Ecosse Subsea Systems (ESS) has signed a Letter of Intent with ABB for a seabed clearance and trenching project in the north of Scotland.
The Aberdeenshire-based subsea technology firm will prepare the route for the 100-mile interconnector cable at the centre of SHE Transmission’s £1.2 billion Caithness-Moray transmission link project. Depending on the final scope and options selected, the contract will be ESS’s largest ever contract award.
When completed, the Caithness-Moray cable will be capable of carrying 1.2GW of renewable energy generated in the North of Scotland to the main UK electricity transmission network.
ESS will perform boulder clearance operations and pre-lay trenching prior to the laying of the transmission cable which will run from Spittal in Caithness to Blackhillock in Moray. Once the transmission cable is installed by main contractors ABB, ESS will complete back-fill operations to safely conceal and protect the cable.
Scottish Energy Minister, Fergus Ewing, praised the appointment of ESS as an example of Scottish technologies being utilised in contracts of national importance.
Mr Ewing said: “I am delighted to hear that Ecosse Subsea Systems has secured this agreement, which will be of significant value to the Banchory-based firm. ESS is a significant local employer, with around 80 staff, and its involvement in the Caithness-Moray project will secure an additional 20 jobs over the next two years. It is an excellent example of a Scottish company using the skills, technology and experience from delivering North Sea oil and gas projects to secure new opportunities.
“As well as having significant local and national supply chain benefits, the Caithness-Moray project will enable 1.2 GW of new renewable generation to connect to the high-voltage network providing enough electricity to power the equivalent of over 500,000 homes and also making a substantial contribution toward our renewable electricity target. Reinforcement of the grid in this resource-rich part of the country will also help to pave the way for future island connections to Orkney and Shetland.”
ESS has already started pre-engineering work on the project and has a scheduled start date of December 2016 for what is estimated to be a six to seven month campaign. The company is a leading exponent of pre-cut trenching which is widely recognised as more environmentally friendly than traditional cable-laying methods and also offers greater protection for the cable and reduces risk of damage during the lay operations.
Keith McDermott, ESS commercial director, said he was delighted that ESS, a Scottish based company, would play such a prominent role in using Scottish developed technology on a project of national importance.
He said: “Our commitment and significant investment in pre-lay trenching techniques is now resulting in the award of multi-million pound contracts like the Caithness Moray transmission cable project.”
SSE Director of Transmission, Dave Gardner, said: “We are delighted that a local company and local workers are to benefit from such a significant piece of work on the Caithness-Moray project.
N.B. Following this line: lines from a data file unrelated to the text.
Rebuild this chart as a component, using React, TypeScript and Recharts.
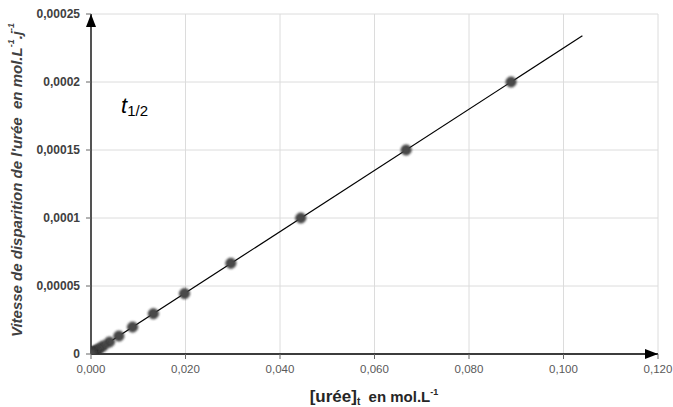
import React from 'react';
import { ComposedChart, Scatter, Line, XAxis, YAxis, CartesianGrid } from 'recharts';

// mesures : [urée]t et vitesse de disparition
const ureeValues = [0.0889, 0.0667, 0.0444, 0.0296, 0.0198, 0.0132, 0.0088, 0.0059, 0.0039, 0.0026, 0.0017, 0.0012, 0.0008, 0.0005, 0.0003, 0.0002, 0.0001, 0.00005, 0.00002];
const vitesseValues = [0.0002, 0.00015, 0.0001, 0.0000667, 0.0000444, 0.0000296, 0.0000198, 0.0000132, 0.0000088, 0.0000059, 0.0000039, 0.0000026, 0.0000017, 0.0000012, 0.0000008, 0.0000005, 0.0000002, 0.0000001, 0.00000005];

// droite de tendance
const trendX = [0, 0.104];
const trendY = [0, 0.000234];

const xTicks = [0, 0.02, 0.04, 0.06, 0.08, 0.1, 0.12];
const yTicks = [0, 0.00005, 0.0001, 0.00015, 0.0002, 0.00025];

const points = ureeValues.map((x, i) => ({ x, y: vitesseValues[i] }));
const trend = trendX.map((x, i) => ({ x, y: trendY[i] }));

const fmtX = (v: number) => v.toFixed(3).replace('.', ',');
const fmtY = (v: number) => (v === 0 ? '0' : String(Number(v.toFixed(5))).replace('.', ','));

const Dot = (props: any) => {
  const { cx, cy } = props;
  if (cx == null || cy == null) return null;
  return <circle cx={cx} cy={cy} r={5} fill="#4a4a4a" stroke="#2a2a2a" strokeWidth={1} filter="url(#soft)" />;
};

const YTitle = () => (
  <text
    x={18}
    y={180}
    transform="rotate(-90 18 180)"
    textAnchor="middle"
    dominantBaseline="middle"
    fontFamily="Liberation Sans, Arial, sans-serif"
    fontSize={15}
    fontWeight="bold"
    fontStyle="italic"
    fill="#404040"
  >
    Vitesse de disparition de l'urée{'\u00a0\u00a0'}en mol.L
    <tspan fontSize={9} dy={-6}>-1</tspan>
    <tspan dy={6}>.j</tspan>
    <tspan fontSize={9} dy={-6}>-1</tspan>
  </text>
);

const XTitle = () => (
  <text
    x={374}
    y={402}
    textAnchor="middle"
    fontFamily="Liberation Sans, Arial, sans-serif"
    fontWeight="bold"
    fill="#262626"
  >
    <tspan fontSize={17}>[urée]</tspan>
    <tspan fontSize={10} dy={3}>t</tspan>
    <tspan fontSize={15} dy={-3}>{'\u00a0\u00a0'}en mol.L</tspan>
    <tspan fontSize={9} dy={-7}>-1</tspan>
  </text>
);

export default function App() {
  return (
    <div style={{ position: 'relative', width: 673, height: 407, background: '#fff' }}>
      <style>{`body{margin:0}`}</style>
      <svg width="0" height="0" style={{ position: 'absolute' }}>
        <defs>
          <marker id="arrow" markerUnits="userSpaceOnUse" markerWidth={14} markerHeight={10} refX={13} refY={5} orient="auto-start-reverse">
            <path d="M0,0 L13,5 L0,10 z" fill="#000" />
          </marker>
          <filter id="soft" x="-50%" y="-50%" width="200%" height="200%">
            <feGaussianBlur stdDeviation={0.8} />
          </filter>
        </defs>
      </svg>
      <ComposedChart width={673} height={407} margin={{ top: 14, right: 15, bottom: 0, left: 0 }}>
        <CartesianGrid stroke="#dcdcdc" strokeWidth={1} />
        <XAxis
          type="number"
          dataKey="x"
          domain={[0, 0.12]}
          ticks={xTicks}
          tickFormatter={fmtX}
          height={53}
          tickSize={5}
          tickMargin={6}
          axisLine={{ stroke: '#000', strokeWidth: 1.3, markerEnd: 'url(#arrow)' }}
          tickLine={{ stroke: '#666' }}
          tick={{ fill: '#595959', fontSize: 11.5, fontFamily: 'Liberation Sans, Arial, sans-serif' }}
          label={<XTitle />}
          allowDataOverflow
        />
        <YAxis
          type="number"
          dataKey="y"
          domain={[0, 0.00025]}
          ticks={yTicks}
          tickFormatter={fmtY}
          width={91}
          tickSize={5}
          tickMargin={6}
          axisLine={{ stroke: '#000', strokeWidth: 1.3, markerStart: 'url(#arrow)' }}
          tickLine={{ stroke: '#666' }}
          tick={{ fill: '#404040', fontSize: 12, fontWeight: 'bold', fontFamily: 'Liberation Sans, Arial, sans-serif' }}
          label={<YTitle />}
          allowDataOverflow
        />
        <Line
          data={trend}
          dataKey="y"
          type="linear"
          stroke="#000"
          strokeWidth={1.2}
          dot={false}
          activeDot={false}
          isAnimationActive={false}
        />
        <Scatter data={points} dataKey="y" shape={<Dot />} isAnimationActive={false} />
      </ComposedChart>
      <div
        style={{
          position: 'absolute',
          left: 121,
          top: 93,
          fontFamily: 'Liberation Sans, Arial, sans-serif',
          color: '#000',
          whiteSpace: 'nowrap',
        }}
      >
        <span style={{ fontSize: 22, fontStyle: 'italic' }}>t</span>
        <span style={{ fontSize: 15, position: 'relative', top: 3 }}>1/2</span>
      </div>
    </div>
  );
}
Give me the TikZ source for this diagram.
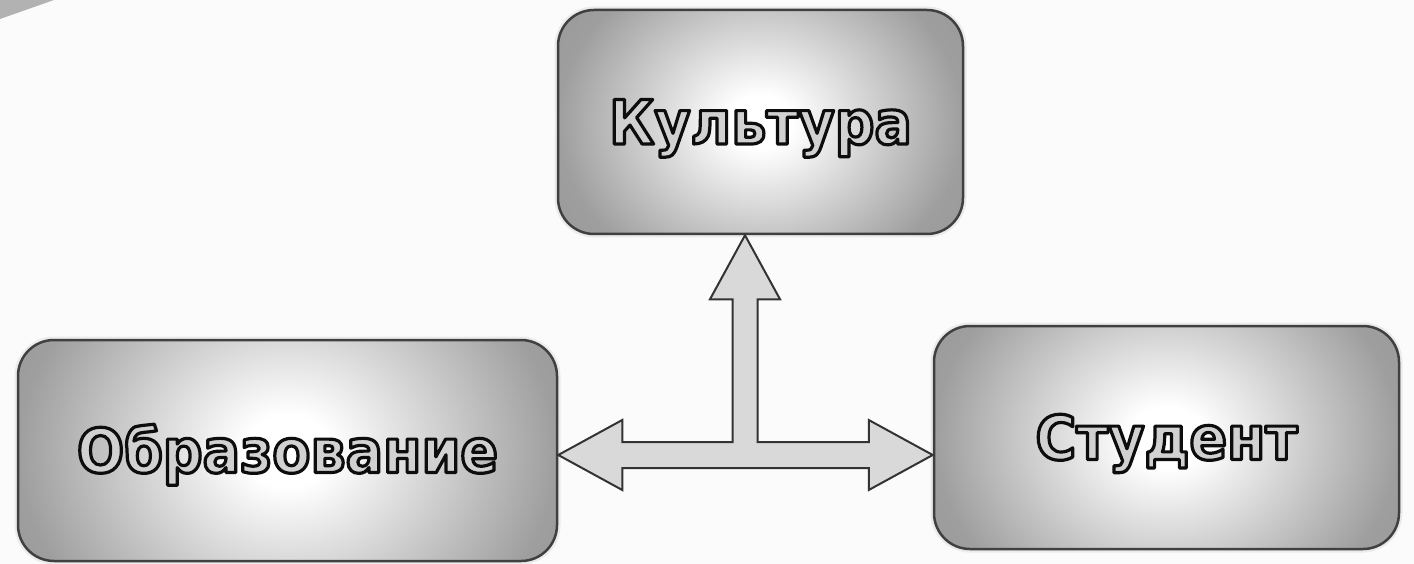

We are also very proud that Caithness-Moray is a Living Wage project, meaning that everyone who works on it will be paid at least the Living Wage. Through these initiatives we are determined to ensure that local people and the local economy get as much economic benefit from the project as possible.”
ESS managing director, Mike Wilson, added: “Cable owners and manufacturers have recognised that our method reduces the risk of damage to the cable and our use of smaller charter vessels brings huge cost savings. We also reduce the possibility of schedule disruption because, working ahead of the laying phase, we can identify and help solve any potential engineering problems with the proposed seabed route before it reaches a critical point.”
ESS’s deepwater SCAR plough was originally designed for use in the oil and gas sector and continues to work on hydrocarbon projects but the company has
successfully adapted the technology to suit the requirements of the renewables sector.
Following a number of successful windfarm seabed clearance and trenching projects in the Humber Estuary and the Baltic Sea, ESS has established the SCAR’s credentials and a fast, safe and cost-effective alternative to other seabed clearance and cable installation options.
Mr Wilson added: “The alternative method is to lay the cable first and then post-lay cut the trench but that is like laying a power cable alongside a road and then using a JCB to dig around and underneath the cable. Using our SCAR plough avoids compromising the integrity of the cable, significantly reduces the risk of damage, and offers operators greater peace of mind.”